C'est que l'État, s'il représente les intérêts de la classe capitaliste en général et la plupart du temps, plus spécialement, justement les intérêts des trusts et du grand capital financier qui est le promoteur de la concentration, il ne se confond pas entièrement avec ce capital financier et ces trusts. Ceux-ci ont souvent entre eux des intérêts divergents. Il se peut parfois qu'un trust poursuive son intérêt particulier et que celui-ci aille à l'encontre de l'intérêt général du grand capital ou de l'intérêt particulier de l'État. C'est en prévision d'une telle possibilité que souvent l'État a pris des mesures dites « anti-trusts ». Il se réserve ainsi la possibilité juridique de combattre une entente ou une concentration qui pourrait lui nuire ; cela ne signifie nullement qu'il veuille s'attaquer à la concentration en règle générale.

Cette législation anti-trusts n'est pas une nouveauté. Dans de nombreux pays une législation semblable existe. En premier lieu aux États-Unis, et cela depuis une cinquantaine d'années. En fait, elle y a surtout servi des buts politiques démagogiques. Certains hommes politiques se sont taillé ainsi une popularité facile auprès des petits bourgeois, des paysans et même des milieux ouvriers, et se présentent comme les défenseurs de la « libre entreprise » face aux grandes ententes qui menaçaient d'éliminer les petites entreprises.

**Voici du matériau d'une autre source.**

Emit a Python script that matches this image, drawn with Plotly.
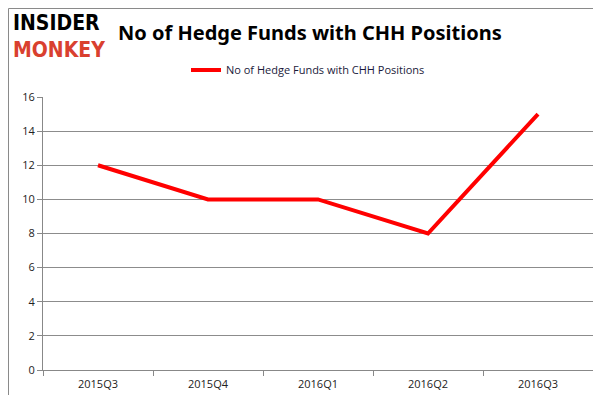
import plotly.graph_objects as go

quarters = ["2015Q3", "2015Q4", "2016Q1", "2016Q2", "2016Q3"]
funds = [12, 10, 10, 8, 15]
series_name = "No of Hedge Funds with CHH Positions"
title_text = "No of Hedge Funds with CHH Positions"
logo_top, logo_bottom = "INSIDER", "MONKEY"

W, H = 601, 395
L, R, T, B = 35, 16, 89, 33
pw, ph = W - L - R, H - T - B

def px(x):
    return (x - L) / pw

def py(y):
    return (H - B - y) / ph

fig = go.Figure()
fig.add_trace(go.Scatter(
    x=quarters, y=funds, mode="lines", name=series_name,
    line=dict(color="#ff0000", width=4),
))

fig.update_layout(
    width=W, height=H,
    margin=dict(l=L, r=R, t=T, b=B, autoexpand=False),
    paper_bgcolor="white", plot_bgcolor="white",
    font=dict(family="Open Sans", size=11, color="#222"),
    showlegend=True,
    legend=dict(orientation="h", x=px(178), y=py(62), xanchor="left", yanchor="middle",
                font=dict(size=11, color="#1a1a3a"), itemwidth=30, bgcolor="rgba(0,0,0,0)"),
    xaxis=dict(type="category", range=[-0.5, len(quarters) - 0.5], showgrid=False,
               showline=True, linecolor="#888", linewidth=1, automargin=False,
               ticks="outside", tickson="boundaries", ticklen=5, tickcolor="#888",
               ticklabelstandoff=4,
               tickfont=dict(size=11, color="#222"), fixedrange=True),
    yaxis=dict(range=[0, 16], dtick=2, showgrid=True, gridcolor="#8c8c8c", gridwidth=1,
               showline=True, linecolor="#888", linewidth=1, ticks="outside", ticklen=5,
               automargin=False,
               tickcolor="#888", zeroline=False, tickfont=dict(size=11, color="#222")),
)

fig.add_annotation(text="<b>" + title_text + "</b>", xref="paper", yref="paper",
                   x=px(108), y=py(25), xanchor="left", yanchor="middle", showarrow=False,
                   font=dict(family="Noto Sans", size=20, color="black"))
fig.add_annotation(
    text="<b>" + logo_top + "</b><br><span style='color:#d9402f'><b>" + logo_bottom + "</b></span>",
    xref="paper", yref="paper", x=px(3), y=py(29), xanchor="left", yanchor="middle",
    align="left", showarrow=False,
    font=dict(family="DejaVu Sans Condensed", size=21, color="black"))

fig.add_shape(type="rect", xref="paper", yref="paper",
              x0=px(0.5), x1=px(600.5), y0=py(394.5), y1=py(0.5),
              line=dict(color="#8a8a8a", width=1), fillcolor="rgba(0,0,0,0)", layer="below")

fig.write_html("out.html")
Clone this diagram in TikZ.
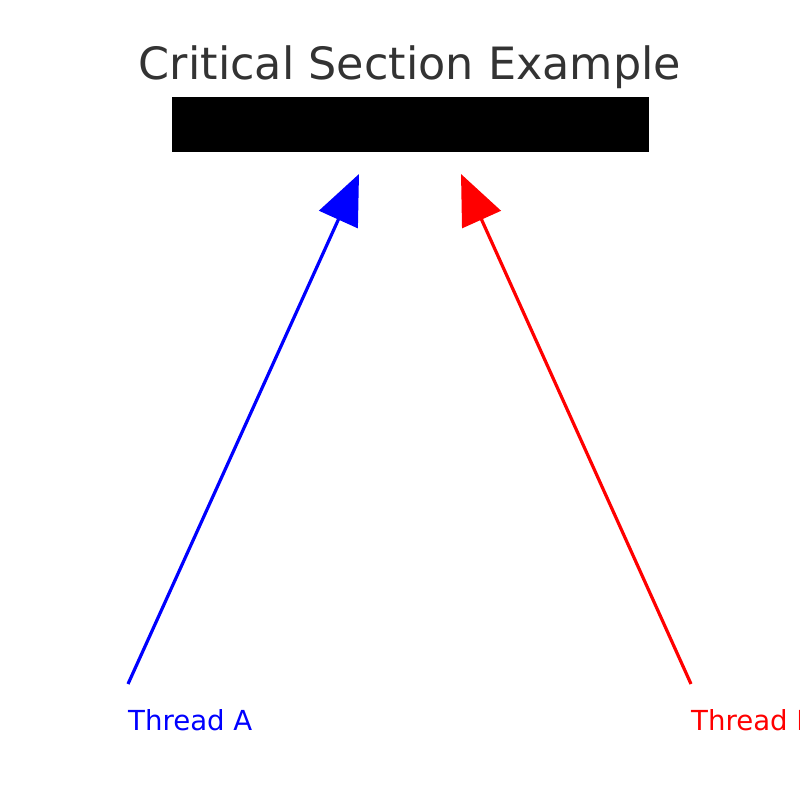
\documentclass[tikz,border=0pt]{standalone}
\usepackage{fontspec}
\setmainfont{DejaVu Sans}
\usetikzlibrary{arrows.meta}
\definecolor{titlegray}{HTML}{333333}
\tikzset{
  thread/.style={line width=3.2pt, -{Triangle[length=50pt,width=42pt]}},
  lbl/.style={anchor=base west, inner sep=0pt, font=\fontsize{27.6}{32}\selectfont},
}
\begin{document}
\begin{tikzpicture}[x=1pt,y=-1pt]
\useasboundingbox (0,0) rectangle (800,800);
\node[anchor=base, inner sep=0pt, text=titlegray, font=\fontsize{44.5}{52}\selectfont] (title) at (410,80) {Critical Section Example};
\node[fill=black, draw=black, minimum width=476pt, minimum height=54pt, inner sep=0pt, anchor=north west] (cs) at (172,97) {};
\coordinate (a0) at (128,684);
\coordinate (a1) at (359,174);
\coordinate (b0) at (691,684);
\coordinate (b1) at (461,174);
\draw[thread, blue] (a0) -- (a1);
\draw[thread, red] (b0) -- (b1);
\node[lbl, text=blue] (la) at (128,730) {Thread A};
\node[lbl, text=red] (lb) at (691,730) {Thread B};
\end{tikzpicture}
\end{document}
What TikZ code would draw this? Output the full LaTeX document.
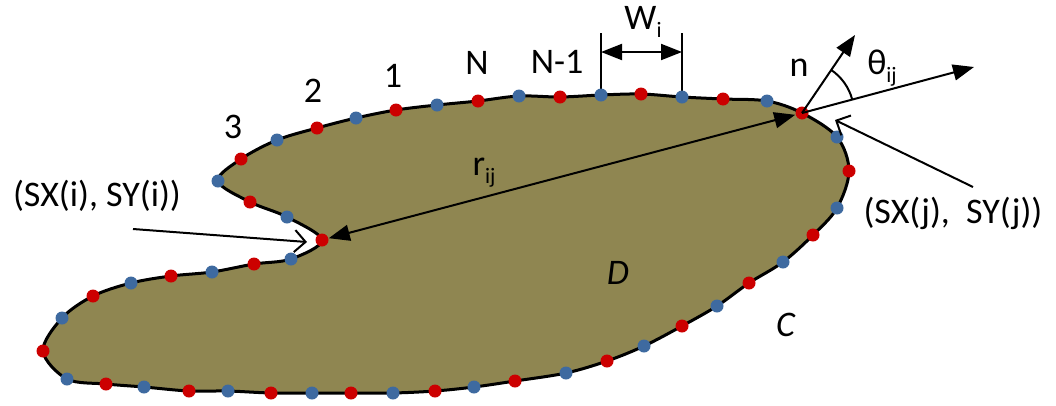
\documentclass[tikz,border=0pt]{standalone}
\usepackage{fontspec}
\setmainfont{Carlito}
\usetikzlibrary{arrows.meta}
\definecolor{fillc}{RGB}{143,134,81}
\definecolor{dotred}{RGB}{204,0,0}
\definecolor{dotblue}{RGB}{62,106,160}
\newcommand{\mysub}[1]{\raisebox{-0.22em}{\fontsize{22}{25}\selectfont #1}}
\begin{document}
\begin{tikzpicture}[x=1pt,y=-1pt,
  lbl/.style={font=\fontsize{36}{42}\selectfont, inner sep=0pt, text=black},
  outline/.style={line width=3pt, fill=fillc, line join=round},
  arr/.style={line width=2pt, -{Triangle[length=21pt,width=16pt]}},
  dblarr/.style={line width=2pt, {Triangle[length=21pt,width=16pt]}-{Triangle[length=21pt,width=16pt]}},
  openarr/.style={line width=2pt, -{Straight Barb[length=11pt,width=22pt,line width=2pt]}},
  thinline/.style={line width=2pt}]
\useasboundingbox (0,0) rectangle (1056,405);
\foreach \px/\py [count=\k] in {322/240, 291/259, 254/264, 212/272, 171/276, 131/283, 93/296, 62/318, 43/351, 67/379,
  106/384, 144/387, 189/391, 228/391, 271/393, 312/393, 351/393, 393/393, 435/391, 474/387,
  515/381, 566/373, 607/361, 644/346, 682/326, 717/306, 749/283, 783/262, 813/235, 837/208,
  849/171, 837/137, 802/113, 767/101, 723/99, 682/97, 641/94, 601/95, 560/97, 519/96,
  478/101, 437/105, 396/110, 356/118, 317/128, 277/140, 241/159, 218/181, 250/202, 287/217}
  { \coordinate (p\k) at (\px,\py); }
\draw[outline] plot[smooth cycle, tension=0.55] coordinates {(p1) (p2) (p3) (p4) (p5) (p6) (p7) (p8) (p9) (p10)
  (p11) (p12) (p13) (p14) (p15) (p16) (p17) (p18) (p19) (p20)
  (p21) (p22) (p23) (p24) (p25) (p26) (p27) (p28) (p29) (p30)
  (p31) (p32) (p33) (p34) (p35) (p36) (p37) (p38) (p39) (p40)
  (p41) (p42) (p43) (p44) (p45) (p46) (p47) (p48) (p49) (p50)};
% r_ij
\draw[dblarr, shorten <=7pt, shorten >=7pt] (p1) -- (p33);
% W_i
\coordinate (wa) at (601,33);
\coordinate (wb) at (682,33);
\draw[thinline] (p38) -- (wa);
\draw[thinline] (p36) -- (wb);
\draw[dblarr] ([yshift=-19pt]wa) -- ([yshift=-19pt]wb);
% dots
\foreach \k in {1,3,...,49} { \fill[dotred] (p\k) circle[radius=6.5pt]; }
\foreach \k in {2,4,...,50} { \fill[dotblue] (p\k) circle[radius=6.5pt]; }
% normal and direction
\coordinate (ntip) at (855,35);
\coordinate (ttip) at (974,67);
\draw[arr] (p33) -- (ntip);
\draw[arr] (p33) -- (ttip);
\draw[thinline] (p33) ++(-15:52) arc[start angle=-15, end angle=-56, radius=52];
% pointer arrows
\coordinate (si) at (133,229);
\coordinate (sie) at (307,242);
\coordinate (sj) at (973,187);
\coordinate (sje) at (835,120);
\draw[openarr] (si) -- (sie);
\draw[openarr] (sj) -- (sje);
% labels
\node[lbl] (l3) at (233,127) {3};
\node[lbl] (l2) at (313,91) {2};
\node[lbl] (l1) at (393,76) {1};
\node[lbl] (lN) at (477,63) {N};
\node[lbl] (lN1) at (557,62) {N-1};
\node[lbl] (lW) at (643,22) {W\mysub{i}};
\node[lbl] (ln) at (799,68) {n};
\node[lbl] (lth) at (882,68) {θ\mysub{ij}};
\node[lbl] (lr) at (484,173) {r\mysub{ij}};
\node[lbl] (lD) at (618,273) {\textit{D}};
\node[lbl] (lC) at (786,325) {\textit{C}};
\node[lbl] (lsi) at (97,196) {(SX(i), SY(i))};
\node[lbl] (lsj) at (953,213) {(SX(j),\ \ SY(j))};
\end{tikzpicture}
\end{document}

Mais cette législation - très abondante - si elle a peut-être gêné les ententes, ne les a pas empêchées. De temps en temps, certes une action spectaculaire est entreprise contre les trusts au nom de la loi. Ainsi, il y a peu de temps la presse a fait grand tapage autour des quatre vice-présidents et directeurs d'entreprises qui ont été envoyés en prison pour violation de cette loi anti-trusts. Mais il s'agit tellement de l'exception qui confirme la règle, que l'avocat de l'un deux a pu prétendre devant le tribunal, pour la défense de son client que celui-ci n'avait fait que « suivre un vieil usage » en s'entendant avec des concurrents possibles pour arranger leurs affaires. Que l'usage soit invoqué officiellement contre la loi, il n'est pas besoin d'autres preuves pour marquer les limites de l'application de cette loi. En Allemagne, de même, fonctionne le Bundeskartellamt, office chargé de vérifier si les ententes sont conformes à la loi ou non. Il comprend 250 personnes équipées, nous dit le Monde, de machines électroniques, cela ne semble pas augmenter son efficacité. Depuis la loi de 1957 sur les cartels, il y a 270 000 ententes déclarées dont... 200 ont pu être examinée à fond par l'office pour savoir si elles étaient conformes ou pas à la loi. Les autres, c'est-à-dire 269 800 sur 270 000, ont échappé à ce prétendu contrôle.

Ces exemples nous montrent qu'il est exclu que la législation anti-trusts puisse avoir une réelle efficacité. Car si la propriété privée des moyens de production commence, celle-ci amène automatiquement son contraire : la tendance à l'entente entre les différents producteurs pour essayer de limiter à leur profit, et bien entendu non pas au profit de la société en général, le jeu de cette concurrence.